EXERCISE TASK
Filter the records below and copy every line containing the word "this".

EXERCISE MATERIALS
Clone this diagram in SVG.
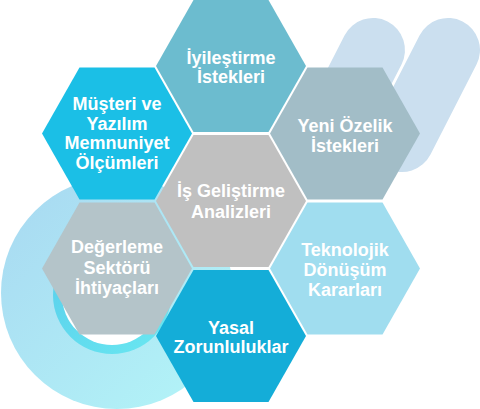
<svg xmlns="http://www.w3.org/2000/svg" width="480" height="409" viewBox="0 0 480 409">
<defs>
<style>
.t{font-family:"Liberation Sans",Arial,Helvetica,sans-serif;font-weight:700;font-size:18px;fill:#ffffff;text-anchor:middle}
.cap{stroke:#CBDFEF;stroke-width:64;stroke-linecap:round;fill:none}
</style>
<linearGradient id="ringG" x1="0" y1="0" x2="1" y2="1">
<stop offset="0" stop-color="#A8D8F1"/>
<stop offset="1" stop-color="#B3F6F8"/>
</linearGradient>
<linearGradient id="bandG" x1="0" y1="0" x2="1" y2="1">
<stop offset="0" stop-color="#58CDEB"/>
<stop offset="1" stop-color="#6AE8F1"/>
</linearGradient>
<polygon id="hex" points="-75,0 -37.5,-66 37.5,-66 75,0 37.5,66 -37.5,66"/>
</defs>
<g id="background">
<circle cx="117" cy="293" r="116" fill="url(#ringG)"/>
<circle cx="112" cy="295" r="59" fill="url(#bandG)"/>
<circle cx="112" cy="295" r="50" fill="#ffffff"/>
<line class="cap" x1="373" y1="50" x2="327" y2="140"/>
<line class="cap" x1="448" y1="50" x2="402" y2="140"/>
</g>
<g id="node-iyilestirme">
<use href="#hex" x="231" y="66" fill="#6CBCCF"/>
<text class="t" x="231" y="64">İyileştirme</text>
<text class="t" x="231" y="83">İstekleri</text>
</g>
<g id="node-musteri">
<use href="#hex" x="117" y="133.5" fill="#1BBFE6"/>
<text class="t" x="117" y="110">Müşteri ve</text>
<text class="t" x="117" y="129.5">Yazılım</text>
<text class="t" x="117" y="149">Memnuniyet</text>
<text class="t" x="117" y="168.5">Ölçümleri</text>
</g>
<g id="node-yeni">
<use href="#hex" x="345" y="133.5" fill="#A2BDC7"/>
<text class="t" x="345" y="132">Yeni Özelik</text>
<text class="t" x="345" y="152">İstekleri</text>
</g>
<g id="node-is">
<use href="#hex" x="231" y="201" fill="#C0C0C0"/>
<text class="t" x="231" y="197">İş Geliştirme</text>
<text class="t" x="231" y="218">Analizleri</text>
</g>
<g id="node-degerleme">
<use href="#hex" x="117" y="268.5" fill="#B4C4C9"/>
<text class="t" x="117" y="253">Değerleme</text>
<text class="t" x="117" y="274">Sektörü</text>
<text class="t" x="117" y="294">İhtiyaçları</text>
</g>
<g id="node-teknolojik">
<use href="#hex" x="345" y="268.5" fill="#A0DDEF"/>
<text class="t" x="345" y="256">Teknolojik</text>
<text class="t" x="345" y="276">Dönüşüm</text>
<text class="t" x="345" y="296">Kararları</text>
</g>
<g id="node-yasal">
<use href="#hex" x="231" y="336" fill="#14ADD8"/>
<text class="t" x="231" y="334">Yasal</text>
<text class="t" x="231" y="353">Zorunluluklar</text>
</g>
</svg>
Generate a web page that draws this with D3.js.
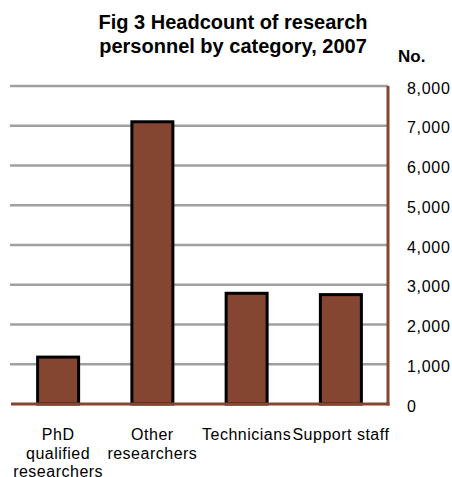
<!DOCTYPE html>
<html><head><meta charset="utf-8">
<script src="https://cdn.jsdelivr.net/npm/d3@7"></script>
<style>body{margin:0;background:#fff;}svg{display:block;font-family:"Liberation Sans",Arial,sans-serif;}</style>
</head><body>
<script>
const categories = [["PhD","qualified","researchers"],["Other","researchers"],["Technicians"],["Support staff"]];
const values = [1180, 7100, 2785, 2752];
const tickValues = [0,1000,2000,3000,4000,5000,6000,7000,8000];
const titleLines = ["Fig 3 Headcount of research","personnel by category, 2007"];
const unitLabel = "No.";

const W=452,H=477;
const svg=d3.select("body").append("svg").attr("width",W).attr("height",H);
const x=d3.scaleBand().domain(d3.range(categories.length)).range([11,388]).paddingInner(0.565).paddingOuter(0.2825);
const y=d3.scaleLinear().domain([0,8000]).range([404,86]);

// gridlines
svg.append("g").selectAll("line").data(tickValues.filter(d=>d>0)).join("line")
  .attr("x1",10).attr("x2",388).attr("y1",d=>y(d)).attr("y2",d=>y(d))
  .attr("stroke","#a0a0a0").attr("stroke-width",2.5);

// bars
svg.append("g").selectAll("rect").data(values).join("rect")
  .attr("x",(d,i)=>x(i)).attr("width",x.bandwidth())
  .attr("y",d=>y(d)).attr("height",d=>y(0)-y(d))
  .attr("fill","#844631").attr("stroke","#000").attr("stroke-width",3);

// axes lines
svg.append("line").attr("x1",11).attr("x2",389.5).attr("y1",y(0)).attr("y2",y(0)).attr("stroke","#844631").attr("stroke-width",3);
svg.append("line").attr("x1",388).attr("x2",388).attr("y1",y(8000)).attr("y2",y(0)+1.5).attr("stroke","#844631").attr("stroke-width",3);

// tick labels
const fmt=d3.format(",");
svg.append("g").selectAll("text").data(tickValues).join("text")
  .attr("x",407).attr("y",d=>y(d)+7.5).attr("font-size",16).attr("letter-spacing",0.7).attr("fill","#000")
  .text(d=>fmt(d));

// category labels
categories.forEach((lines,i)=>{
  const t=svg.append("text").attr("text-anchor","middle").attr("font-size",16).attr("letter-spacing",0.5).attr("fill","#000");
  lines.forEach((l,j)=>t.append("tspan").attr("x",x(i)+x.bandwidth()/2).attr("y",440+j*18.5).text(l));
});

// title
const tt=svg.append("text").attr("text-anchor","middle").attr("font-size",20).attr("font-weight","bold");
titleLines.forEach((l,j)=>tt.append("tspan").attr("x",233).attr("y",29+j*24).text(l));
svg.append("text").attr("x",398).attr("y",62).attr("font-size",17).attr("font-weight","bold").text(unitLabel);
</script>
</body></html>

RESPONSE BELOW
Clone this diagram in SVG.
Generate a web page that draws this with D3.js.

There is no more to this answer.